By way of an addendum to Fraser’s post, it’s worth reading Melissa Kite’s account of
internal Tory strife for the Sunday Telegraph (it doesn’t seem to be in the paper, but is available online here). The piece records what sounds like a tumultuous week for the
Tory whips, as they struggled to keep a group of disgruntled MPs on side. There are plenty of little insights, of which this is just a selection:
1) The 1922 Committee gets angry. “The ceding of a series of major powers to Europe, the increasing of international aid, the decision to have a referendum on voting reform, the redrawing of constituency boundaries – all had been eating away at Tory backbenchers for months. Worse than that, their concerns had been repeatedly brushed aside by Mr Cameron.
Forced into the division lobbies to back a European foreign ministry and increased EU budget, they felt enough was enough.
Tensions boiled over at a tumultuous session of the 1922 committee of backbenchers on Wednesday during which MPs exploded in anger at Sir George Young, Leader of the House.
‘It was very ugly,’ said one MP present. ‘Some of the older members said it was the most ferocious session of the 22 they had known in twenty years.'”
2) The new intake. “The most vociferous critics of the Coalition were new intake MPs, young, ambitious men and women in their 30s and 40s.”
3) Vengeance voting. “This newspaper understands that more than a dozen Tory MPs told the whips before the tuition fees vote on Thursday that they might vote against the
legislation purely in protest at how they had been treated.”

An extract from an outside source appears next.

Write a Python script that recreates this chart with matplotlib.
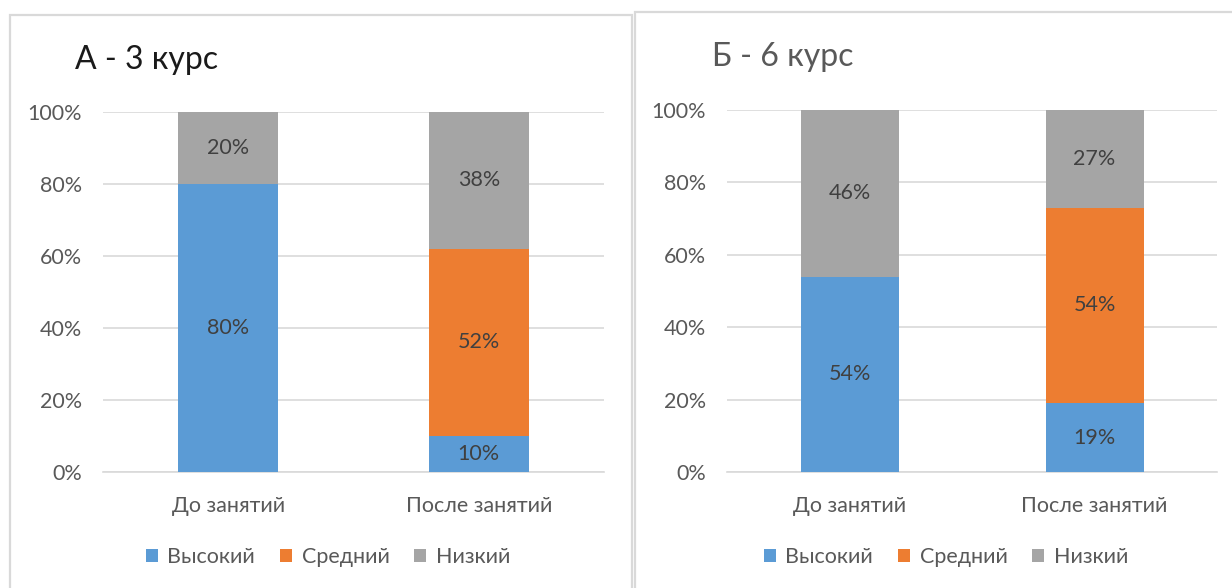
import matplotlib
matplotlib.use("Agg")
import matplotlib.pyplot as plt
from matplotlib.patches import Rectangle
import numpy as np

plt.rcParams['font.family'] = ['Lato', 'DejaVu Sans']

categories = ["До занятий", "После занятий"]
series_names = ["Высокий", "Средний", "Низкий"]
colors = ["#5B9BD5", "#ED7D31", "#A5A5A5"]

a_high = [80, 10]
a_mid = [0, 52]
a_low = [20, 38]

b_high = [54, 19]
b_mid = [0, 54]
b_low = [46, 27]

yticks = [0, 20, 40, 60, 80, 100]
ytick_labels = ["0%", "20%", "40%", "60%", "80%", "100%"]

W, H = 1232, 588
fig = plt.figure(figsize=(W / 100, H / 100), dpi=100)

# panel borders
fig.patches.append(Rectangle((10 / W, 1 - 700 / H), 622 / W, 685 / H, transform=fig.transFigure,
                             fill=False, edgecolor="#D9D9D9", linewidth=1.6))
fig.patches.append(Rectangle((635 / W, 1 - 700 / H), 700 / W, 688 / H, transform=fig.transFigure,
                             fill=False, edgecolor="#D9D9D9", linewidth=1.6))

tc = "#595959"
FS = 15.5


def make_panel(left_px, right_px, top_px, bottom_px, high, mid, low, title, title_x, title_y,
               title_color, legend_center_x):
    ax = fig.add_axes([left_px / W, 1 - bottom_px / H, (right_px - left_px) / W,
                       (bottom_px - top_px) / H])
    x = np.arange(len(categories))
    data = [high, mid, low]
    bottom = np.zeros(len(categories))
    handles = []
    for vals, c, name in zip(data, colors, series_names):
        vals = np.array(vals, dtype=float)
        bars = ax.bar(x, vals, 0.40, bottom=bottom, color=c, label=name, zorder=3)
        handles.append(bars)
        for xi, v, b in zip(x, vals, bottom):
            if v > 0:
                ax.text(xi, b + v / 2, f"{int(v)}%", ha="center", va="center",
                        fontsize=FS, color="#404040", zorder=4)
        bottom = bottom + vals
    ax.set_xlim(-0.5, 1.5)
    ax.set_ylim(0, 100)
    ax.set_yticks(yticks)
    ax.set_yticklabels(ytick_labels)
    ax.set_xticks(x)
    ax.set_xticklabels(categories)
    ax.tick_params(axis="both", length=0, labelsize=FS, labelcolor=tc)
    ax.tick_params(axis="y", pad=15)
    ax.tick_params(axis="x", pad=17)
    ax.grid(axis="y", color="#D9D9D9", linewidth=1.2, zorder=0)
    for s in ax.spines.values():
        s.set_visible(False)
    ax.spines["bottom"].set_visible(True)
    ax.spines["bottom"].set_color("#D9D9D9")
    ax.spines["bottom"].set_linewidth(1.2)
    fig.text(title_x / W, 1 - title_y / H, title, fontsize=23, color=title_color,
             ha="left", va="center")
    fig.legend(handles=handles, labels=series_names, loc="center",
               bbox_to_anchor=(legend_center_x / W, 1 - 557 / H), ncol=3, frameon=False,
               handlelength=0.55, handleheight=0.55, handletextpad=0.45,
               columnspacing=1.15, fontsize=FS, labelcolor=tc)
    return ax


make_panel(103, 604, 112, 472, a_high, a_mid, a_low, "А - 3 курс", 75, 60, "#1a1a1a", 328)
make_panel(727, 1217, 110, 472, b_high, b_mid, b_low, "Б - 6 курс", 712, 57, tc, 946)

fig.savefig("out.png", dpi=100)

4) The whips go nuclear. “At one stage, Tory whips were so desperate they called in potential rebels and told them that if they voted against the government, they would not get
any help to find a new constituency when the proposed boundary changes went through.”
5) The Birth of the Conservative Mainstream? “Insiders say there is now a very serious prospect that Mr Cameron could be held to ransom by a group of Conservative backbenchers who may organise themselves into a pressure group prepared to vote against the Coalition when the numbers are tight.
They might even give themselves a name, some have suggested, such as Conservative Mainstream.”